Soccer | Photo by Soham Parikh | Edited by Kayli Thompson | The Wright State Guardian

Soccer players at Wright State University (WSU) are excited to be together again and practicing. Regardless of the uncertainty surrounding the season, they are happy to be back playing the sport that they love. 

“It’s been great. Finally getting to see everyone and being able to train with all of the returners and the new guys has been very enjoyable,” said senior on the men’s soccer team Brayden McNitt. 

 The health and safety of the student-athletes and the coaching staff are still the main focus of the NCAA, so practices do come with restrictions. 

 “Every student-athlete and all athletics personnel should practice at least daily self-health before participating in any aspect of in-person athletics activities,” according to the NCAA’s website. 

 Protocols for Practice 

When the soccer teams first started practice, the guidelines in place were more strict.
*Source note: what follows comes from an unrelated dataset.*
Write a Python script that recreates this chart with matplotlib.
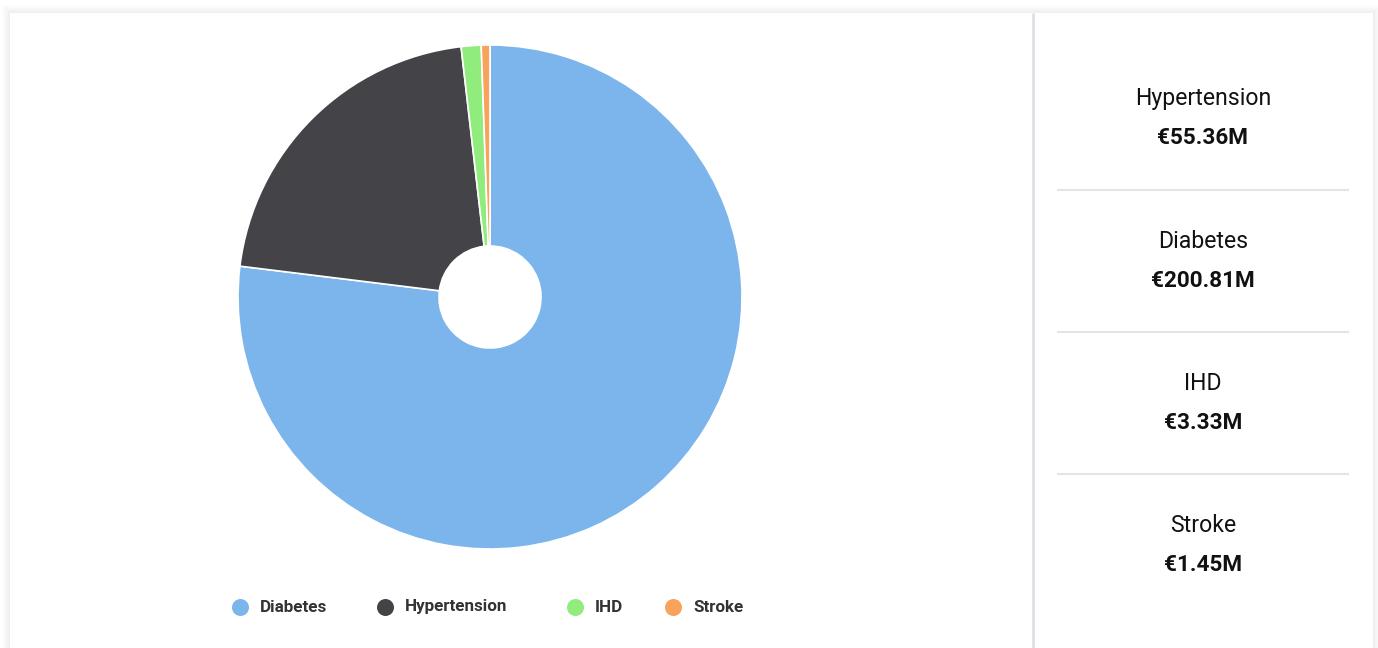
import matplotlib
matplotlib.use("Agg")
import matplotlib.pyplot as plt
from matplotlib.patches import Rectangle
from matplotlib.lines import Line2D

# ---- data ----
categories = ["Diabetes", "Hypertension", "IHD", "Stroke"]
values = [200.81, 55.36, 3.33, 1.45]  # € millions
colors = ["#7cb5ec", "#434348", "#90ed7d", "#f7a35c"]
panel_order = ["Hypertension", "Diabetes", "IHD", "Stroke"]

W, H = 1378, 648
DPI = 100
fig = plt.figure(figsize=(W / DPI, H / DPI), dpi=DPI)
fig.patch.set_facecolor("white")

FONT = ["Roboto", "DejaVu Sans"]

def px2fig(x, y):
    return x / W, 1 - y / H

def pt(px):
    return px * 72 / DPI

# ---- background card with soft shadow ----
bg = fig.add_axes([0, 0, 1, 1])
bg.set_xlim(0, W)
bg.set_ylim(H, 0)
bg.axis("off")
bg.set_zorder(-10)
for i in range(8):
    d = 8 - i
    bg.add_patch(Rectangle((10 - d, 13 - d), 1363 + 2 * d, 700, facecolor="#000000",
                           alpha=0.006, edgecolor="none"))
bg.add_patch(Rectangle((10, 13), 1363, 700, facecolor="white", edgecolor="none"))
# vertical divider
bg.plot([1032.5, 1032.5], [13, H], color="#dde1e6", lw=2, solid_capstyle="butt")
# horizontal separators in the right panel
for y in [190, 332, 474]:
    bg.plot([1057, 1349], [y, y], color="#e1e4e8", lw=1.5, solid_capstyle="butt")

# ---- pie / donut ----
cx, cy, r = 490, 297, 252
left, top = px2fig(cx - r, cy - r)
ax = fig.add_axes([left, 1 - (cy + r) / H, 2 * r / W, 2 * r / H])
ax.pie(values, colors=colors, startangle=90, counterclock=False, radius=1.0,
       wedgeprops=dict(width=1 - 51 / 252, edgecolor="white", linewidth=1.2))
ax.set_xlim(-1.0, 1.0)
ax.set_ylim(-1.0, 1.0)
ax.set_aspect("equal")
ax.axis("off")

# ---- legend ----
legend_marker_x = [240, 385, 575, 673]
legend_y = 607
for name, col, mx in zip(categories, colors, legend_marker_x):
    fx, fy = px2fig(mx, legend_y)
    fig.add_artist(Line2D([fx], [fy], marker="o", markersize=pt(17), color=col,
                          markeredgewidth=0, transform=fig.transFigure))
    tx, _ = px2fig(mx + 20, legend_y)
    fig.text(tx, fy, name, ha="left", va="center", fontsize=pt(17),
             fontweight="bold", color="#333333", family=FONT)

# ---- right panel ----
lookup = dict(zip(categories, values))
label_y = [98, 241, 383, 525]
panel_x = 1203
for name, ly in zip(panel_order, label_y):
    fx, fy = px2fig(panel_x, ly)
    fig.text(fx, fy, name, ha="center", va="center", fontsize=pt(23),
             color="#111111", family=FONT)
    _, fy2 = px2fig(panel_x, ly + 40)
    fig.text(fx, fy2, f"€{lookup[name]:.2f}M", ha="center", va="center",
             fontsize=pt(22.5), fontweight="bold", color="#111111", family=FONT)

fig.savefig("out.png", dpi=DPI, facecolor="white")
The NCAA and Horizon League review the guidelines constantly and are starting to get back to normalcy with practice. 

“For the first two weeks of practice we were limited to small groups of six. The players were required to wear masks the entire time they trained,” said Head Coach of the women’s soccer team Pat Ferguson. 

There have been some changes to the guidelines for the players since they first started practice. 

“They can now train without masks. Coaches and staff are required to wear masks the entire time. The team room is still off-limits,” said Ferguson. 

WSU was able to start training earlier than other schools, a big part of why practices are starting to feel somewhat normal for the players and coaches. 

“After the two weeks, we have been allowed four weeks to train as a full team. Everything is back to normal with the full team training and we are able to take our masks off during training,” said McNitt. 

Challenges they are facing 

One of the crucial aspects of being able to improve as a team is to actually compete against another team, which is not allowed right now by the NCAA. 

“Now that we are together, the only limitation is due to the fact we can’t play exhibition games against outside opponents – which obviously helps in our development as a team,” said Ferguson. 

Preparing for the season throughout the summer was a challenge for the players because facilities and gyms were closed for months. 

This was something student-athletes across the country had to deal with throughout the entire summer, so it will have an effect on every team regardless of the sport.